EU Recovery Prospectus: temporary fast-track to boost listed companies' COVID-19 recovery

In addressing the severe economic impact of the COVID-19 pandemic, the European legislator amended the existing Prospectus Regulation and introduced the new EU Recovery Prospectus. In essence, the EU Recovery Prospectus entails a fast-track approval of a short-form prospectus that is available for secondary issuances of shares.

The EU Recovery Prospectus should be easy to produce for issuers, easy to understand for investors and easy to scrutinise for competent authorities. This light regime aims at facilitating rapid recapitalisation, thus providing companies economic resilience during the emerging recovery phase of the COVID-19 crisis. As the costs of drawing up a standard prospectus might act as a deterrent for issuers in financial distress seeking to raise new funds, the EU Recovery Prospectus is a welcome initiative to allow certain listed companies to swiftly seize opportunities in mitigating the financial impact of COVID-19 and to boost their recovery.

The key elements of the EU Recovery Prospectus are highlighted below.

A temporary tool

Regulation (EU) 2021/337 of 16 February 2021 (the EU Recovery Prospectus Regulation or ERP Regulation) entered into force on 18 March 2021. The ERP Regulation provides targeted adjustments to the existing Prospectus Regulation and introduces a temporary EU Recovery Prospectus regime. As part of the Capital Markets Recovery Package, the new regime revolves around a simplified prospectus which should make it easier for companies to raise equity capital in order to recover from the economic shock COVID-19 has (and still) caused. Because the measure is specific to the COVID-19 crisis, it will – for the time being – remain in force for a limited period only, which shall expire on 31 December 2022.

A “short-form” prospectus

The EU Recovery Prospectus is essentially a short-form prospectus. Compared to a customary prospectus (which is a very lengthy document consisting of hundreds of pages), the EU Recovery Prospectus may not exceed 30 sides of A4-sized paper. It should only contain the information that is essential for investors to make informed investment decisions and must be written in an easily analysable, concise and comprehensible form. Incorporation by reference of information disclosed to the market is allowed and does not count in the maximum 30 sides requirement.

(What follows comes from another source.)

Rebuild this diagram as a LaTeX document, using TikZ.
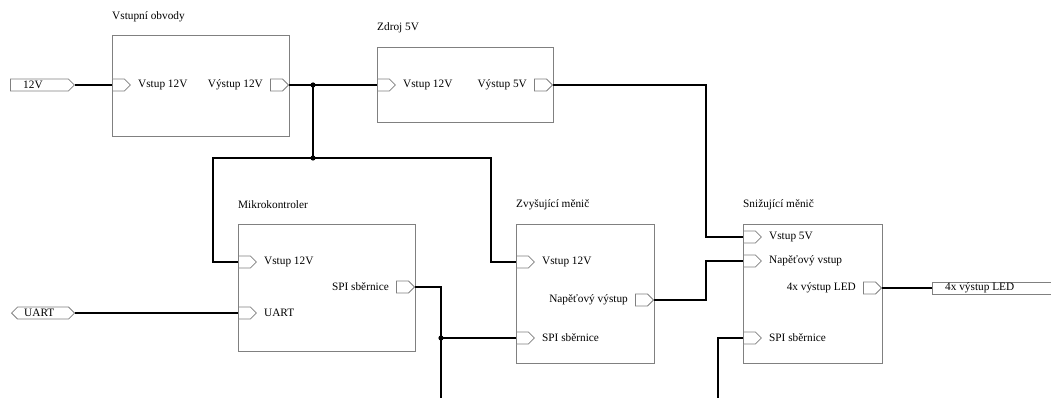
\documentclass[tikz,border=0pt]{standalone}
\usepackage{fontspec}
\setmainfont{Liberation Serif}
\usetikzlibrary{shapes.symbols}
\begin{document}
\begin{tikzpicture}[x=1pt,y=-1pt,
  box/.style={draw=black!50, line width=0.9pt, rectangle, anchor=north west, inner sep=0},
  port/.style={signal, signal to=east, draw=black!50, line width=0.8pt, fill=white,
     minimum width=18pt, minimum height=12pt, inner sep=0},
  ext/.style={signal, draw=black!50, line width=0.8pt, fill=white,
     minimum height=12pt, inner sep=0},
  txt/.style={font=\fontsize{11.3}{13}\selectfont, inner sep=0},
  wire/.style={draw=black, line width=1.4pt},
  dot/.style={fill=black}
]
\useasboundingbox (0,0) rectangle (1051,398);

% boxes
\node[box, minimum width=177pt, minimum height=101pt] (vo) at (112,35) {};
\node[box, minimum width=176pt, minimum height=75pt] (zd) at (377,47) {};
\node[box, minimum width=177pt, minimum height=127pt] (mk) at (238,224) {};
\node[box, minimum width=138pt, minimum height=139pt] (zv) at (516,224) {};
\node[box, minimum width=139pt, minimum height=139pt] (sn) at (743,224) {};

% titles
\node[txt, anchor=west] (tvo) at (112,17) {Vstupní obvody};
\node[txt, anchor=west] (tzd) at (377,28) {Zdroj 5V};
\node[txt, anchor=west] (tmk) at (238,205) {Mikrokontroler};
\node[txt, anchor=west] (tzv) at (516,205) {Zvyšující měnič};
\node[txt, anchor=west] (tsn) at (743,205) {Snižující měnič};

% ports: inputs
\node[port, anchor=west] (voin) at (112,85) {};
\node[txt, anchor=west] at ([xshift=7pt]voin.east) {Vstup 12V};
\node[port, anchor=west] (zdin) at (377,85) {};
\node[txt, anchor=west] at ([xshift=7pt]zdin.east) {Vstup 12V};
\node[port, anchor=west] (mkin) at (238,262) {};
\node[txt, anchor=west] at ([xshift=7pt]mkin.east) {Vstup 12V};
\node[port, anchor=west] (mkuart) at (238,313) {};
\node[txt, anchor=west] at ([xshift=7pt]mkuart.east) {UART};
\node[port, anchor=west] (zvin) at (516,262) {};
\node[txt, anchor=west] at ([xshift=7pt]zvin.east) {Vstup 12V};
\node[port, anchor=west] (zvspi) at (516,338) {};
\node[txt, anchor=west] at ([xshift=7pt]zvspi.east) {SPI sběrnice};
\node[port, anchor=west] (snin) at (743,237) {};
\node[txt, anchor=west] at ([xshift=7pt]snin.east) {Vstup 5V};
\node[port, anchor=west] (snnap) at (743,261) {};
\node[txt, anchor=west] at ([xshift=7pt]snnap.east) {Napěťový vstup};
\node[port, anchor=west] (snspi) at (743,338) {};
\node[txt, anchor=west] at ([xshift=7pt]snspi.east) {SPI sběrnice};

% ports: outputs
\node[port, anchor=east] (voout) at (289,85) {};
\node[txt, anchor=east] at ([xshift=-7pt]voout.west) {Výstup 12V};
\node[port, anchor=east] (zdout) at (553,85) {};
\node[txt, anchor=east] at ([xshift=-7pt]zdout.west) {Výstup 5V};
\node[port, anchor=east] (mkspi) at (415,287) {};
\node[txt, anchor=east] at ([xshift=-7pt]mkspi.west) {SPI sběrnice};
\node[port, anchor=east] (zvout) at (654,300) {};
\node[txt, anchor=east] at ([xshift=-7pt]zvout.west) {Napěťový výstup};
\node[port, anchor=east] (snled) at (882,288) {};
\node[txt, anchor=east] at ([xshift=-7pt]snled.west) {4x výstup LED};

% external labels
\node[ext, signal to=east, minimum width=64pt, anchor=west] (l12) at (10,85) {};
\node[txt, anchor=west] at ([xshift=13pt]l12.west) {12V};
\node[ext, signal to=east and west, minimum width=63pt, anchor=west] (luart) at (11,313) {};
\node[txt, anchor=west] at ([xshift=13pt]luart.west) {UART};
\node[draw=black!50, line width=0.8pt, rectangle, minimum width=140pt, minimum height=12pt, inner sep=0, anchor=west] (lled) at (932,288) {};
\node[txt, anchor=west] at ([xshift=13pt]lled.west) {4x výstup LED};

% junctions and free ends
\coordinate (j1) at (313,85);
\coordinate (j2) at (313,158);
\coordinate (j3) at (441,338);
\coordinate (e1) at (441,402);
\coordinate (e2) at (718,402);

% wires
\draw[wire] (l12.east) -- (voin.west);
\draw[wire] (voout.east) -- (zdin.west);
\draw[wire] (j1) -- (j2);
\draw[wire] (mkin.west) -| (213,158) -| (491,262) -- (zvin.west);
\draw[wire] (zdout.east) -| (706,237) -- (snin.west);
\draw[wire] (zvout.east) -| (706,261) -- (snnap.west);
\draw[wire] (luart.east) -- (mkuart.west);
\draw[wire] (mkspi.east) -| (e1);
\draw[wire] (j3) -- (zvspi.west);
\draw[wire] (snspi.west) -| (e2);
\draw[wire] (snled.east) -- (lled.west);

\fill[dot] (j1) circle (2.6);
\fill[dot] (j2) circle (2.6);
\fill[dot] (j3) circle (2.6);
\end{tikzpicture}
\end{document}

Annex Va to the Prospectus Regulation outlines the minimum essential information to be included in the EU recovery Prospectus which must, among other, contain:

  • a description of the material risks that are specific to the issuer and the relevant shares to be issued;
  • the financial statements (annual and half-yearly) published over the period of 12 months prior to the approval of the EU Recovery Prospectus;
  • a statement of capitalisation and indebtedness no older than 90 days;
  • information on the most important trends relevant to the issuer’s business for the ongoing financial year and on the issuer's short and long-term financial and non-financial business strategy and objective, including, if applicable, a specific reference of not less than 400 words to the business and financial impact of the COVID-19 pandemic on the issuer, as well as the anticipated future impact; and
  • a statement with information as to whether the issuer has benefited from state aid in whatever form in the context of the recovery.

Finally, a summary should be included that is limited to a maximum of 2 sides of A4-sized paper (in addition to the 30 sides limit for the EU Recovery Prospectus itself).

Who can benefit from the EU Recovery Prospectus?

The EU Recovery Prospectus is available for secondary issuances of shares. More specifically, it can only be used for share issuances:

  • by issuers whose shares have been admitted to trading on a regulated market continuously for at least the last 18 months;
  • by issuers whose shares have already been traded on an SME growth market continuously for at least the last 18 months, provided that a prospectus has been published for the offer of those shares; and
  • by offerors of shares admitted to trading on a regulated market or an SME growth market continuously for at least the last 18 months.

Additionally, the issued shares should be fungible with previously issued shares, meaning – for example – that it is not possible to issue new classes of shares.

The use of an EU Recovery Prospectus is only allowed if the number of shares intended to be offered represents (together with the number of shares already offered via an EU Recovery Prospectus over a period of 12 months) no more than 150% of the number of shares already admitted to trading on the date of approval of the EU Recovery Prospectus.

Fast-track approval

The competent authority has a limited period of seven working days to review the EU Recovery Prospectus, provided that the issuer has informed the competent authority of the future filing at least five working days before the date of filing.

Targeted adjustments to the Prospectus Regulation

Besides the new regime, the ERP Regulation also provides for some (temporary) targeted adjustments to the existing Prospectus Regulation, which mainly aim to relieve pressure on financial intermediaries. For example, the amendments lighten the obligation of financial intermediaries to inform investors of the possibility of a prospectus supplement being published.

In addition, the amendments provide that (i) for non-equity securities (e.g. bonds) issued by credit institutions, the threshold triggering a duty to publish a prospectus is temporarily raised from 75 million euro to 150 million euro, and (ii) the investors’ withdrawal right following publication of a supplement is extended from two to three business days.